Screenwriter Interviews

MovieBytes Interview:
Screenwriter Randy Gross

An interview with screenwriter Randy Gross regarding the Asbury Park Music Writing Competition.

Q: What's the title of the script you entered in this contest, and what's it about?

A: The Obligatory. It’s a film-within-a-film romcom centering on efforts by two amateur filmmakers, Mitch Jimson and his friend C-Track, to create a film noir that’s set in China during the Olympics. With casting in place (Mitch as the detective, and his new love interest, Monica Veronica, in the lead role of “The Gymnast Who Showed Cleavage”), they ask family friend (and Elvis impersonator) Jon Calamine to help secure financing. After some struggles – and the realization that budget constraints will force them to film in Chinatown instead of Beijing - they find a money man in the person of Leo Rinky, the quirky owner of the Prince Albert Meats company. The movie gets filmed, and all seems right in their world – until suddenly, at the private screening, Mr. Rinky demands that they add an “obligatory” Christmas scene.

Q: What made you enter this particular contest? Have you entered any other contests with this script? If so, how did you do?

A: One of the two primary settings for the story is Asbury Park, so of course it seemed like a natural fit for the festival. And I'd say it worked out pretty well for me.

The script finished high in two previous competitions:

It finished as a Quarter-finalist in the January 2015 Writemovies International 37 Screenwriting Contest, and also was a Finalist in 2012’s Kuzmacinema Feature Script Competition in Moscow.

Q: Were you satisfied with the administration of the contest? Did they meet their deadlines? Did you receive all the awards that were promised?

A: Yes, very satisfied. Everything was communicated and conveyed in a timely fashion, and they couldn’t have treated me and my family any better. The whole festival experience was thoroughly enjoyable, and Asbury Park is such a cool beach town to visit. Plus the organizers are continuing to work to find industry contacts for me, so I’m hopeful that only bigger and better things lay ahead for both me and my script.

Q: How long did it take you to write the script? Did you write an outline beforehand? How many drafts did you write?

A: Yes, I started with an outline (I always do) and the initial draft probably took about six months. But since then I’ve probably revised and re-edited the entire screenplay three or four times – most recently, just before entering the Asbury Park festival.

Q: What kind of software did you use to write the script, if any? What other kinds of writing software do you use?

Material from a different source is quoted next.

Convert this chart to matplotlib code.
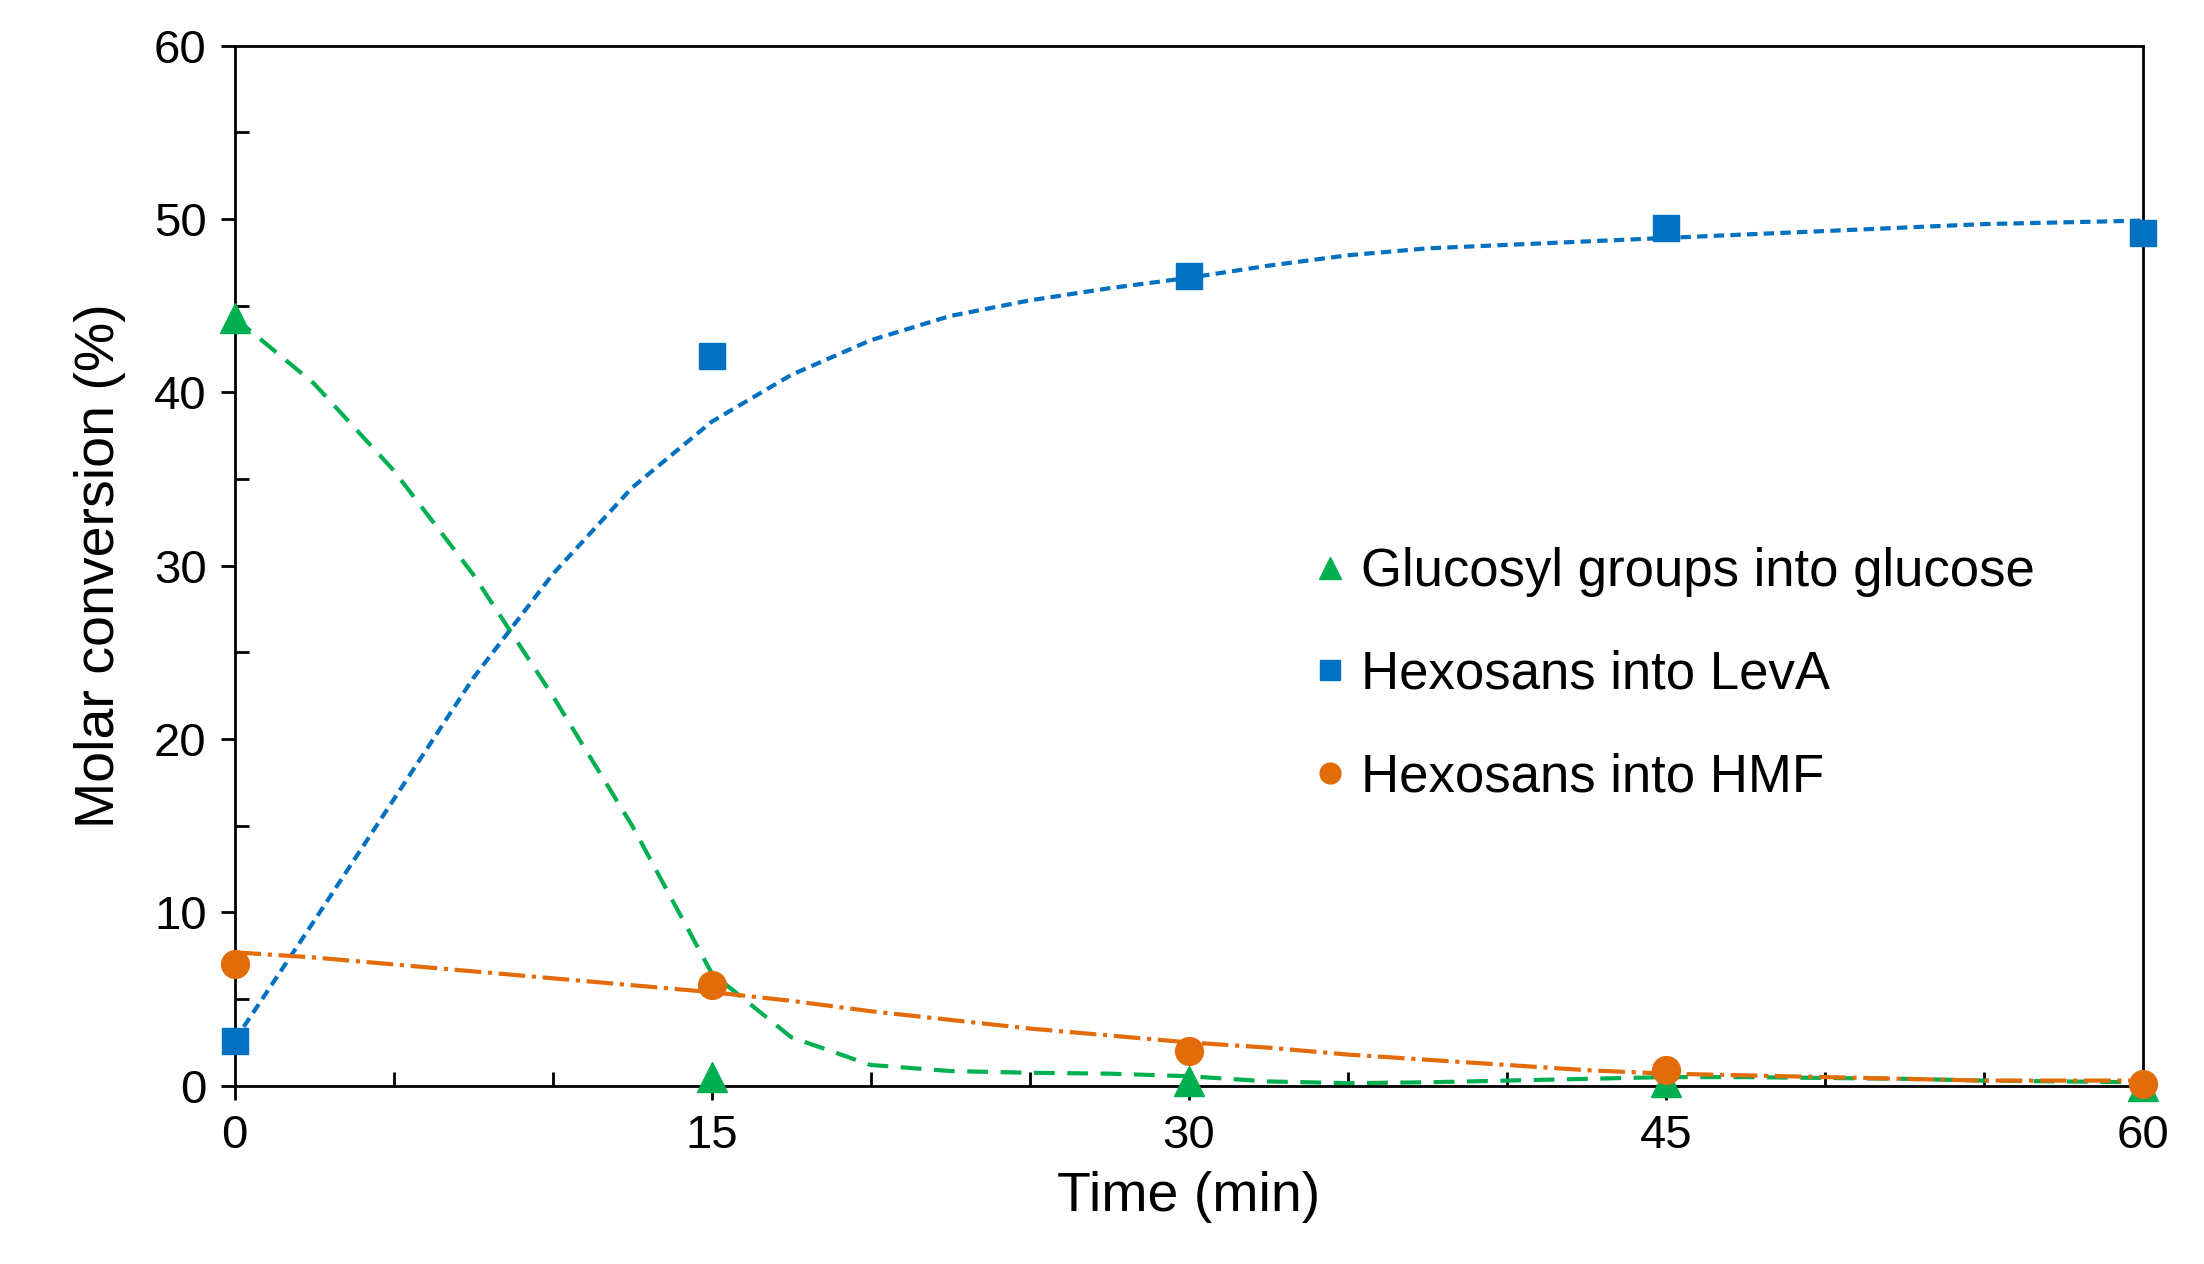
import matplotlib
matplotlib.use("Agg")
import matplotlib.pyplot as plt
import numpy as np

plt.rcParams['font.family'] = ['Liberation Sans', 'DejaVu Sans']

time = [0, 15, 30, 45, 60]
glucose = [44.3, 0.5, 0.3, 0.2, 0.0]
leva = [2.6, 42.1, 46.7, 49.5, 49.2]
hmf = [7.0, 5.8, 2.0, 0.9, 0.1]

trend_t = [i * 2.5 for i in range(25)]
glucose_trend = [44.3, 40.5, 35.5, 29.5, 22.5, 15, 6.5, 2.8, 1.2, 0.85, 0.75, 0.7, 0.55, 0.25, 0.15,
                 0.2, 0.3, 0.4, 0.5, 0.5, 0.45, 0.4, 0.3, 0.25, 0.2]
leva_trend = [2.6, 9.5, 16.5, 23.5, 29.5, 34.5, 38.3, 41, 43, 44.4, 45.3, 46, 46.6, 47.3, 47.9,
              48.3, 48.5, 48.7, 48.9, 49.1, 49.3, 49.5, 49.7, 49.8, 49.9]
hmf_trend = [7.7, 7.4, 7.0, 6.6, 6.2, 5.8, 5.4, 4.9, 4.3, 3.8, 3.3, 2.9, 2.5, 2.2, 1.8,
             1.5, 1.2, 0.9, 0.7, 0.6, 0.5, 0.4, 0.3, 0.3, 0.3]

green, blue, orange = '#00B050', '#0070C0', '#E36C0A'

fig = plt.figure(figsize=(22.04, 12.64), dpi=100)
ax = fig.add_axes([0.1064, 0.141, 0.8736 - 0.0076, 0.823])

ax.plot(trend_t, glucose_trend, '--', color=green, lw=3, dashes=(5, 3), clip_on=False)
ax.plot(trend_t, leva_trend, '--', color=blue, lw=3, dashes=(2.5, 1.5), clip_on=False)
ax.plot(trend_t, hmf_trend, '-.', color=orange, lw=3, clip_on=False)

ax.plot(time, glucose, '^', color=green, ms=21, ls='none', clip_on=False, zorder=5,
        label='Glucosyl groups into glucose')
ax.plot(time, leva, 's', color=blue, ms=19, ls='none', clip_on=False, zorder=5,
        label='Hexosans into LevA')
ax.plot(time, hmf, 'o', color=orange, ms=20, ls='none', clip_on=False, zorder=5,
        label='Hexosans into HMF')

ax.set_xlim(0, 60)
ax.set_ylim(0, 60)
ax.set_xticks([0, 15, 30, 45, 60])
ax.set_xticks(np.arange(0, 61, 5), minor=True)
ax.set_yticks(np.arange(0, 61, 10))
ax.set_yticks(np.arange(0, 61, 5), minor=True)
ax.tick_params(axis='both', which='major', labelsize=34, length=10, width=2, direction='out', pad=10)
ax.tick_params(axis='x', which='minor', length=10, width=2, direction='in')
ax.tick_params(axis='y', which='minor', length=10, width=2, direction='in')
for s in ax.spines.values():
    s.set_linewidth(2)
ax.set_xlabel('Time (min)', fontsize=40, labelpad=10)
ax.set_ylabel('Molar conversion (%)', fontsize=40, labelpad=20)

ax.legend(loc='center left', bbox_to_anchor=(0.535, 0.395), fontsize=38, frameon=False,
          handletextpad=0.1, handlelength=1.0, labelspacing=1.0, markerscale=0.75)

fig.savefig('out.png', dpi=100)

A: Final Draft for the initial draft. But recently I’ve found it easier to just write things using regular Microsoft Word.

Q: Do you write every day? How many hours per day?

A: I make it a habit to write for a minimum of 30 minutes every day – but strive to do more than that, of course. And my daily self-marketing efforts probably take up more than double that amount of time.

Q: Do you ever get writer's block? If so, how do you deal with that?

A: I don’t think I’ve experienced full-blown paralyzing writer’s block in about 15 or 20 years now – and I think I owe that to my career in advertising (and radio advertising in particular) which has forced me to write – and write fast – every single day.

Q: What's your background? Have you written any other screenplays or television scripts?

A: To date, my primary area of success has been in playwriting – with plays of varying length having been staged now in 12 U.S. states, and also Sydney, Australia. But I also have four other feature-length screenplays that I’m trying to market, and I’ve written several TV pilot scripts – one of which, "Not My Grandfather’s Ears," received a one-year option after finishing as a finalist in 2012’s Search For America’s Newest Comedy Writer (conducted by the ANA Alliance for Family Entertainment).

Q: Do you live in Los Angeles? If not, do you have any plans to move there?

A: No, I live in Pennsylvania. I would rather not uproot my family right now, but if I did, I’d probably be more inclined to relocate to New York.

Q: What's next? Are you working on a new script?

A: Yes, I have a new feature screenplay already outlined and ready to be written. First I need to put the finishing touches on a full-length play that will be debuting Off Broadway in October … plus a One Act premiering in Maryland in September. But after I put those two projects to bed, it’ll be full steam ahead again with my screenwriting.